Only the lines from the top of the listing below to the line that has "31.3, 35.3, 40.2];" should be echoed, with both ends kept and pictures left out.
★ ★ ★
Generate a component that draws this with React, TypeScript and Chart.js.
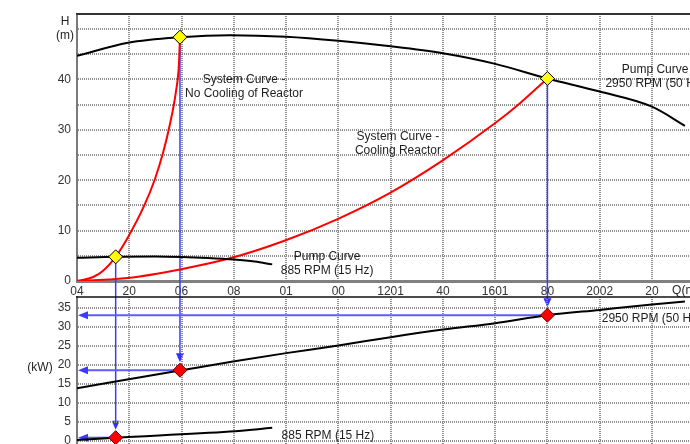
import React, { useEffect, useRef } from 'react';
import { Chart, registerables } from 'chart.js';

Chart.register(...registerables);

const FONT = '"Liberation Sans", Arial, Helvetica, sans-serif';

// ---- axis ticks ----
const qTickLabels = ['04', '20', '06', '08', '01', '00', '1201', '40', '1601', '80', '2002', '20'];
const qStep = 20;
const qMin = 0;
const qMax = 234.55;
const hMin = 0;
const hMax = 53;
const pMin = -0.87;
const pMax = 37.9;

// ---- head curves (top panel) ----
const pump2950Q = [0, 19.5, 39.4, 58.5, 80, 100, 120, 140, 160, 180, 200, 220, 232.6];
const pump2950H = [44.7, 47.3, 48.4, 48.8, 48.5, 47.7, 46.6, 45.2, 43.1, 40.2, 37.6, 34.6, 30.8];

const pump885Q = [0, 14.8, 30, 40, 50, 60, 68, 74.7];
const pump885H = [4.6, 4.8, 4.85, 4.75, 4.55, 4.25, 3.85, 3.3];

const sysNoCoolQ = [0, 6.2, 10.1, 14.8, 19.4, 25.4, 29.8, 33.0, 35.6, 37.8, 39.0, 39.4];
const sysNoCoolH = [0, 0.8, 2.1, 4.8, 8.6, 14.6, 20.2, 25.6, 31.2, 37.4, 43.0, 48.4];

const sysCoolQ = [0, 19.4, 39.4, 58.5, 79.9, 99.7, 119.8, 139.8, 159.9, 169.5, 180];
const sysCoolH = [0, 0.6, 2.3, 4.5, 8.1, 12.3, 17.5, 23.9, 31.3, 35.3, 40.2];

// ---- power curves (bottom panel) ----
const power2950Q = [0, 39.4, 59.7, 80, 100, 120, 140, 160, 180, 200, 220, 232.6];
const power2950P = [13.85, 18.5, 20.9, 23.1, 25.1, 27.3, 29.3, 31.0, 33.1, 34.5, 35.9, 36.7];

const power885Q = [0, 14.8, 58.5, 74.7];
const power885P = [0.2, 0.8, 2.4, 3.4];

// ---- operating points ----
const opQ = [14.8, 39.4, 180];
const opH = [4.8, 48.4, 40.2];
const opP = [0.8, 18.6, 33.1];

// ---- text notes (anchored in data coordinates) ----
const topNotes = [
  { lines: ['System Curve -', 'No Cooling of Reactor'], q: 63.9, v: 39.9 },
  { lines: ['System Curve -', 'Cooling Reactor'], q: 122.8, v: 28.6 },
  { lines: ['Pump Curve', '2950 RPM (50 Hz)'], q: 221.2, v: 42.0 },
  { lines: ['Pump Curve', '885 RPM (15 Hz)'], q: 95.7, v: 4.9 },
];
const bottomNotes = [
  { lines: ['2950 RPM (50 Hz)'], q: 219.8, v: 32.1 },
  { lines: ['885 RPM (15 Hz)'], q: 96.0, v: 1.32 },
];

const pts = (qs: number[], vs: number[]) => qs.map((q, i) => ({ x: q, y: vs[i] }));

function drawLines(ctx: CanvasRenderingContext2D, lines: string[], cx: number, cy: number, align: CanvasTextAlign = 'center') {
  ctx.save();
  ctx.font = `12px ${FONT}`;
  ctx.fillStyle = '#1e1e1e';
  ctx.textAlign = align;
  ctx.textBaseline = 'middle';
  lines.forEach((l, i) => ctx.fillText(l, cx, cy + i * 14));
  ctx.restore();
}

function drawTopBorder(chart: any, color: string, width: number) {
  const { ctx, chartArea } = chart;
  ctx.save();
  ctx.strokeStyle = color;
  ctx.lineWidth = width;
  ctx.beginPath();
  ctx.moveTo(chartArea.left - 1, chartArea.top);
  ctx.lineTo(chartArea.right, chartArea.top);
  ctx.stroke();
  ctx.restore();
}

export default function App() {
  const topRef = useRef<HTMLCanvasElement>(null);
  const botRef = useRef<HTMLCanvasElement>(null);

  useEffect(() => {
    const lineDs = (qs: number[], vs: number[], color: string) => ({
      data: pts(qs, vs),
      borderColor: color,
      borderWidth: 2,
      pointRadius: 0,
      cubicInterpolationMode: 'monotone',
      fill: false,
    });

    const grid = { color: '#8e8e8e', lineWidth: 2, drawTicks: false };
    const tickFont = { family: FONT, size: 12 };

    const xScale = (showTicks: boolean) => ({
      type: 'linear',
      min: qMin,
      max: qMax,
      grid,
      border: { display: showTicks, color: '#808080', width: 3, dash: [1, 1] },
      ticks: {
        display: showTicks,
        stepSize: qStep,
        includeBounds: false,
        autoSkip: false,
        maxRotation: 0,
        padding: 3,
        color: '#333',
        font: tickFont,
        callback: (v: number) => qTickLabels[Math.round(v / qStep)] ?? '',
      },
      afterFit: (s: any) => {
        s.height = showTicks ? 16 : 0;
        s.paddingLeft = 0;
        s.paddingRight = 0;
      },
    });

    const yScale = (min: number, max: number, cb: (v: number) => string) => ({
      type: 'linear',
      min,
      max,
      grid,
      border: { display: true, color: '#7a7a7a', width: 2, dash: [1, 1] },
      ticks: {
        stepSize: 5,
        includeBounds: false,
        padding: 6,
        color: '#333',
        font: tickFont,
        callback: cb,
      },
      afterFit: (s: any) => {
        s.width = 77;
        s.paddingTop = 0;
        s.paddingBottom = 0;
      },
    });

    const common = {
      responsive: false,
      animation: false,
      events: [],
      plugins: { legend: { display: false }, tooltip: { enabled: false } },
    };

    // ---------- bottom chart (power) ----------
    const bottomPlugin = {
      id: 'bottomDecor',
      beforeDatasetsDraw(chart: any) {
        const { ctx, chartArea, scales } = chart;
        ctx.save();
        ctx.strokeStyle = '#5c5cff';
        ctx.fillStyle = '#3c3cff';
        ctx.lineWidth = 2;
        opQ.forEach((q, i) => {
          const px = scales.x.getPixelForValue(q);
          const py = scales.y.getPixelForValue(opP[i]);
          const tip = chartArea.left + 1;
          ctx.beginPath();
          ctx.moveTo(px, py);
          ctx.lineTo(tip + 8, py);
          ctx.stroke();
          ctx.beginPath();
          ctx.moveTo(tip, py);
          ctx.lineTo(tip + 10, py - 4);
          ctx.lineTo(tip + 10, py + 4);
          ctx.closePath();
          ctx.fill();
        });
        ctx.restore();
      },
      afterDraw(chart: any) {
        const { ctx, scales } = chart;
        drawTopBorder(chart, '#111', 1.5);
        bottomNotes.forEach((n) => {
          drawLines(ctx, n.lines, scales.x.getPixelForValue(n.q), scales.y.getPixelForValue(n.v));
        });
        drawLines(ctx, ['(kW)'], 40, scales.y.getPixelForValue(19.2));
      },
    };

    const bottom = new Chart(botRef.current as HTMLCanvasElement, {
      type: 'line',
      data: {
        datasets: [
          {
            data: pts(opQ, opP),
            showLine: false,
            pointStyle: 'rectRot',
            pointRadius: 7,
            pointBackgroundColor: '#ff0000',
            pointBorderColor: '#600000',
            pointBorderWidth: 1,
            clip: false,
          },
          lineDs(power2950Q, power2950P, '#000'),
          lineDs(power885Q, power885P, '#000'),
        ],
      },
      options: {
        ...common,
        layout: { autoPadding: false, padding: { top: 297, left: 0, right: 0, bottom: 0 } },
        scales: {
          x: xScale(false),
          y: yScale(pMin, pMax, (v: number) => (v >= 0 ? String(v) : '')),
        },
      },
      plugins: [bottomPlugin],
    } as any);

    // ---------- top chart (head) ----------
    const topPlugin = {
      id: 'topDecor',
      beforeDatasetsDraw(chart: any) {
        const { ctx, scales } = chart;
        ctx.save();
        ctx.strokeStyle = '#3c3cff';
        ctx.fillStyle = '#3030ff';
        ctx.lineWidth = 1.5;
        opQ.forEach((q, i) => {
          const px = scales.x.getPixelForValue(q);
          const y1 = scales.y.getPixelForValue(opH[i]);
          const tip = bottom.scales.y.getPixelForValue(opP[i]) - 8;
          ctx.beginPath();
          ctx.moveTo(px, y1);
          ctx.lineTo(px, tip - 7);
          ctx.stroke();
          ctx.beginPath();
          ctx.moveTo(px, tip);
          ctx.lineTo(px - 4, tip - 9);
          ctx.lineTo(px + 4, tip - 9);
          ctx.closePath();
          ctx.fill();
        });
        ctx.restore();
      },
      afterDraw(chart: any) {
        const { ctx, scales, chartArea } = chart;
        drawTopBorder(chart, '#333', 2);
        topNotes.forEach((n) => {
          drawLines(ctx, n.lines, scales.x.getPixelForValue(n.q), scales.y.getPixelForValue(n.v));
        });
        const y50 = scales.y.getPixelForValue(50);
        drawLines(ctx, ['H', '(m)'], chartArea.left - 12, y50 - 7);
        drawLines(ctx, ['Q(m³/h)'], scales.x.getPixelForValue(227.7), chartArea.bottom + 10, 'left');
      },
    };

    const top = new Chart(topRef.current as HTMLCanvasElement, {
      type: 'line',
      data: {
        datasets: [
          {
            data: pts(opQ, opH),
            showLine: false,
            pointStyle: 'rectRot',
            pointRadius: 7,
            pointBackgroundColor: '#ffff00',
            pointBorderColor: '#000',
            pointBorderWidth: 1,
            clip: false,
          },
          lineDs(pump2950Q, pump2950H, '#000'),
          lineDs(pump885Q, pump885H, '#000'),
          lineDs(sysNoCoolQ, sysNoCoolH, '#ff0000'),
          lineDs(sysCoolQ, sysCoolH, '#ff0000'),
        ],
      },
      options: {
        ...common,
        layout: { autoPadding: false, padding: { top: 14, left: 0, right: 0, bottom: 147 } },
        scales: {
          x: xScale(true),
          y: yScale(hMin, hMax, (v: number) => (v % 10 === 0 && v < 50 ? String(v) : '')),
        },
      },
      plugins: [topPlugin],
    } as any);

    return () => {
      top.destroy();
      bottom.destroy();
    };
  }, []);

  const cStyle: React.CSSProperties = { position: 'absolute', left: 0, top: 0 };
  return (
    <div style={{ position: 'fixed', left: 0, top: 0, width: 690, height: 444, overflow: 'hidden', background: '#fff' }}>
      <canvas ref={topRef} width={690} height={444} style={cStyle} />
      <canvas ref={botRef} width={690} height={444} style={cStyle} />
    </div>
  );
}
★ ★ ★
### ANSWER
Generate a component that draws this with React, TypeScript and Chart.js.
import React, { useEffect, useRef } from 'react';
import { Chart, registerables } from 'chart.js';

Chart.register(...registerables);

const FONT = '"Liberation Sans", Arial, Helvetica, sans-serif';

// ---- axis ticks ----
const qTickLabels = ['04', '20', '06', '08', '01', '00', '1201', '40', '1601', '80', '2002', '20'];
const qStep = 20;
const qMin = 0;
const qMax = 234.55;
const hMin = 0;
const hMax = 53;
const pMin = -0.87;
const pMax = 37.9;

// ---- head curves (top panel) ----
const pump2950Q = [0, 19.5, 39.4, 58.5, 80, 100, 120, 140, 160, 180, 200, 220, 232.6];
const pump2950H = [44.7, 47.3, 48.4, 48.8, 48.5, 47.7, 46.6, 45.2, 43.1, 40.2, 37.6, 34.6, 30.8];

const pump885Q = [0, 14.8, 30, 40, 50, 60, 68, 74.7];
const pump885H = [4.6, 4.8, 4.85, 4.75, 4.55, 4.25, 3.85, 3.3];

const sysNoCoolQ = [0, 6.2, 10.1, 14.8, 19.4, 25.4, 29.8, 33.0, 35.6, 37.8, 39.0, 39.4];
const sysNoCoolH = [0, 0.8, 2.1, 4.8, 8.6, 14.6, 20.2, 25.6, 31.2, 37.4, 43.0, 48.4];

const sysCoolQ = [0, 19.4, 39.4, 58.5, 79.9, 99.7, 119.8, 139.8, 159.9, 169.5, 180];
const sysCoolH = [0, 0.6, 2.3, 4.5, 8.1, 12.3, 17.5, 23.9, 31.3, 35.3, 40.2];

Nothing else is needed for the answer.